338-counting-bits¶

Description¶

Given an integer n, return an array ans of length n + 1 such that for each i (0 <= i <= n), ans[i] is the number of 1's in the binary representation of i.

Example 1:

Input: n = 2
Output: [0,1,1]
Explanation:
0 --> 0
1 --> 1
2 --> 10

Example 2:

Input: n = 5
Output: [0,1,1,2,1,2]
Explanation:
0 --> 0
1 --> 1
2 --> 10
3 --> 11
4 --> 100
5 --> 101

Constraints:

0 <= n <= 10⁵

Follow up:

It is very easy to come up with a solution with a runtime of O(n log n). Can you do it in linear time O(n) and possibly in a single pass?
Can you do it without using any built-in function (i.e., like __builtin_popcount in C++)?

Solution(Python)¶

class Solution:
    def countBits(self, n: int) -> List[int]:
        return self.dynamicprogramming(n)

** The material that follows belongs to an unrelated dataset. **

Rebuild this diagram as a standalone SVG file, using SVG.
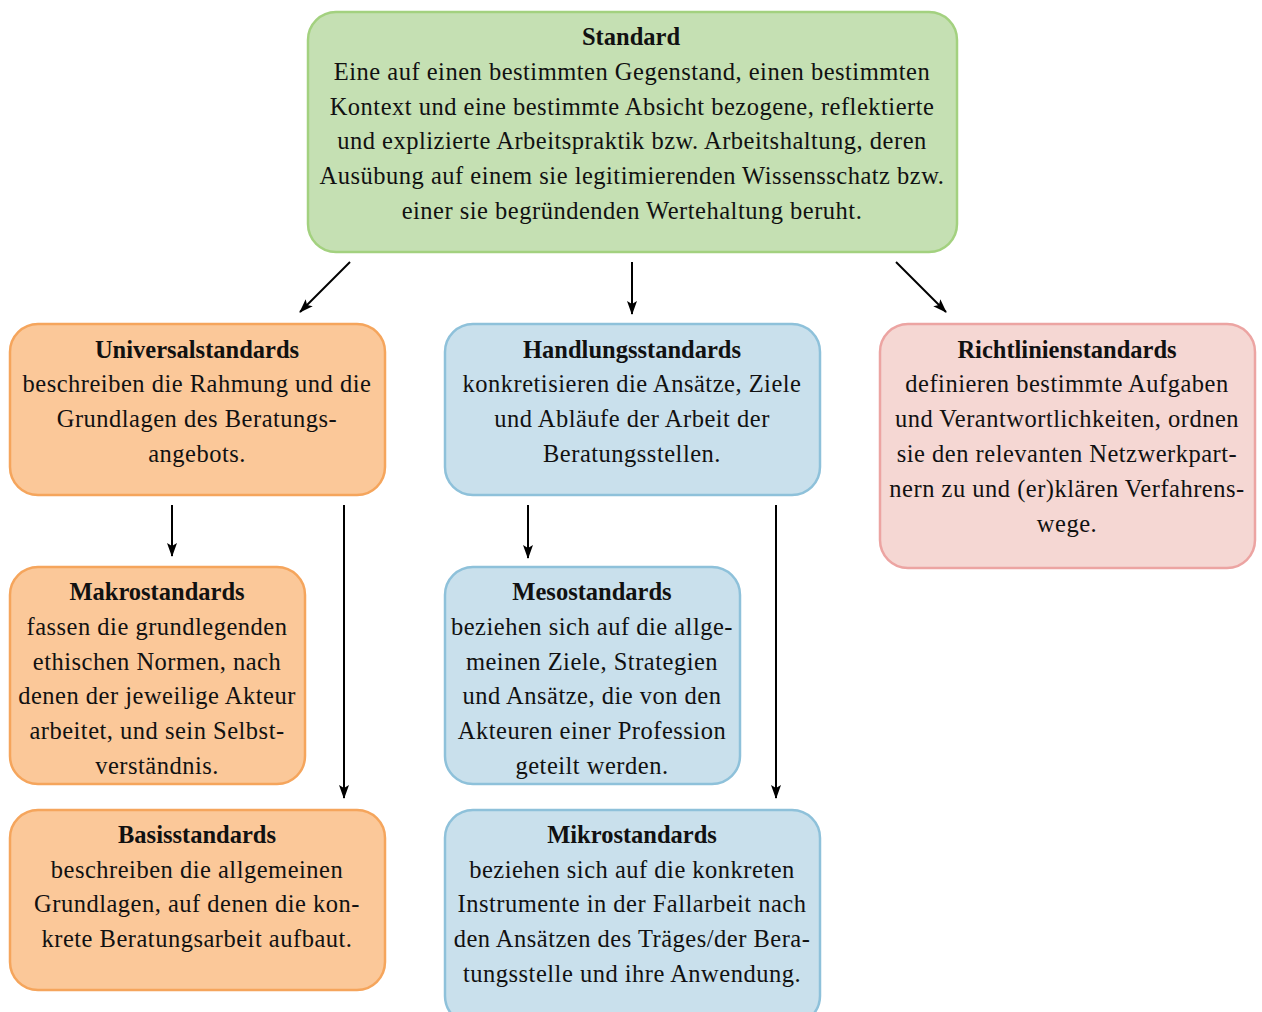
<svg xmlns="http://www.w3.org/2000/svg" width="1262" height="1012" viewBox="0 0 1262 1012">
<defs>
<style>
text{font-family:"Liberation Serif","DejaVu Serif",serif;font-size:24.5px;letter-spacing:0.5px;fill:#111;text-anchor:middle}
.t{font-weight:bold;letter-spacing:0}
.box{stroke-width:2.5}
.g{fill:#c5e0b3;stroke:#a3d17f}
.o{fill:#fbc899;stroke:#f5a55c}
.b{fill:#c9e0ec;stroke:#8ec1da}
.r{fill:#f5d7d3;stroke:#eca4a2}
.c{stroke:#000;stroke-width:2;fill:none;marker-end:url(#ah)}
</style>
<marker id="ah" viewBox="0 0 14 10" refX="13" refY="5" markerWidth="14" markerHeight="10" markerUnits="userSpaceOnUse" orient="auto">
<path d="M0,0 L14,5 L0,10 L3,5 Z" fill="#000"/>
</marker>
</defs>
<g id="connectors">
<line class="c" x1="350" y1="262" x2="300" y2="312"/>
<line class="c" x1="632" y1="262" x2="632" y2="314"/>
<line class="c" x1="896" y1="262" x2="946" y2="312"/>
<line class="c" x1="172" y1="505" x2="172" y2="556"/>
<line class="c" x1="344" y1="505" x2="344" y2="798"/>
<line class="c" x1="528" y1="505" x2="528" y2="558"/>
<line class="c" x1="776" y1="505" x2="776" y2="798"/>
</g>
<g id="standard">
<rect class="box g" x="308" y="12" width="649" height="240" rx="28"/>
<text class="t" x="631" y="45">Standard</text>
<text x="632" y="80">Eine auf einen bestimmten Gegenstand, einen bestimmten</text>
<text x="632" y="115">Kontext und eine bestimmte Absicht bezogene, reflektierte</text>
<text x="632" y="149">und explizierte Arbeitspraktik bzw. Arbeitshaltung, deren</text>
<text x="632" y="184">Ausübung auf einem sie legitimierenden Wissensschatz bzw.</text>
<text x="632" y="219">einer sie begründenden Wertehaltung beruht.</text>
</g>
<g id="universalstandards">
<rect class="box o" x="10" y="324" width="375" height="171" rx="28"/>
<text class="t" x="197" y="358">Universalstandards</text>
<text x="197" y="392">beschreiben die Rahmung und die</text>
<text x="197" y="427">Grundlagen des Beratungs-</text>
<text x="197" y="462">angebots.</text>
</g>
<g id="handlungsstandards">
<rect class="box b" x="445" y="324" width="375" height="171" rx="28"/>
<text class="t" x="632" y="358">Handlungsstandards</text>
<text x="632" y="392">konkretisieren die Ansätze, Ziele</text>
<text x="632" y="427">und Abläufe der Arbeit der</text>
<text x="632" y="462">Beratungsstellen.</text>
</g>
<g id="richtlinienstandards">
<rect class="box r" x="880" y="324" width="375" height="244" rx="28"/>
<text class="t" x="1067" y="358">Richtlinienstandards</text>
<text x="1067" y="392">definieren bestimmte Aufgaben</text>
<text x="1067" y="427">und Verantwortlichkeiten, ordnen</text>
<text x="1067" y="462">sie den relevanten Netzwerkpart-</text>
<text x="1067" y="497">nern zu und (er)klären Verfahrens-</text>
<text x="1067" y="532">wege.</text>
</g>
<g id="makrostandards">
<rect class="box o" x="10" y="567" width="295" height="217" rx="28"/>
<text class="t" x="157" y="600">Makrostandards</text>
<text x="157" y="635">fassen die grundlegenden</text>
<text x="157" y="670">ethischen Normen, nach</text>
<text x="157" y="704">denen der jeweilige Akteur</text>
<text x="157" y="739">arbeitet, und sein Selbst-</text>
<text x="157" y="774">verständnis.</text>
</g>
<g id="basisstandards">
<rect class="box o" x="10" y="810" width="375" height="180" rx="28"/>
<text class="t" x="197" y="843">Basisstandards</text>
<text x="197" y="878">beschreiben die allgemeinen</text>
<text x="197" y="912">Grundlagen, auf denen die kon-</text>
<text x="197" y="947">krete Beratungsarbeit aufbaut.</text>
</g>
<g id="mesostandards">
<rect class="box b" x="445" y="567" width="295" height="217" rx="28"/>
<text class="t" x="592" y="600">Mesostandards</text>
<text x="592" y="635">beziehen sich auf die allge-</text>
<text x="592" y="670">meinen Ziele, Strategien</text>
<text x="592" y="704">und Ansätze, die von den</text>
<text x="592" y="739">Akteuren einer Profession</text>
<text x="592" y="774">geteilt werden.</text>
</g>
<g id="mikrostandards">
<rect class="box b" x="445" y="810" width="375" height="214" rx="28"/>
<text class="t" x="632" y="843">Mikrostandards</text>
<text x="632" y="878">beziehen sich auf die konkreten</text>
<text x="632" y="912">Instrumente in der Fallarbeit nach</text>
<text x="632" y="947">den Ansätzen des Träges/der Bera-</text>
<text x="632" y="982">tungsstelle und ihre Anwendung.</text>
</g>
</svg>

    # Time Complexity :O(nlogn)
    # Space Complexity: O(n)
    def naive(self, n: int) -> List[int]:
        return [self.countones(num) for num in range(0, n + 1)]

    # Time Complexity :O(n)
    # Space Complexity: O(n)
    def dynamicprogramming(self, n: int) -> List[int]:
        dp = [0] * (n + 1)
        offset = 1
        for index in range(1, n + 1):
            if index == offset * 2:
                offset *= 2
            dp[index] = dp[index - offset] + 1
        return dp

    def countones(self, num):
        cnt = 0
        while num:
            cnt += 1
            num &= num - 1
        return cnt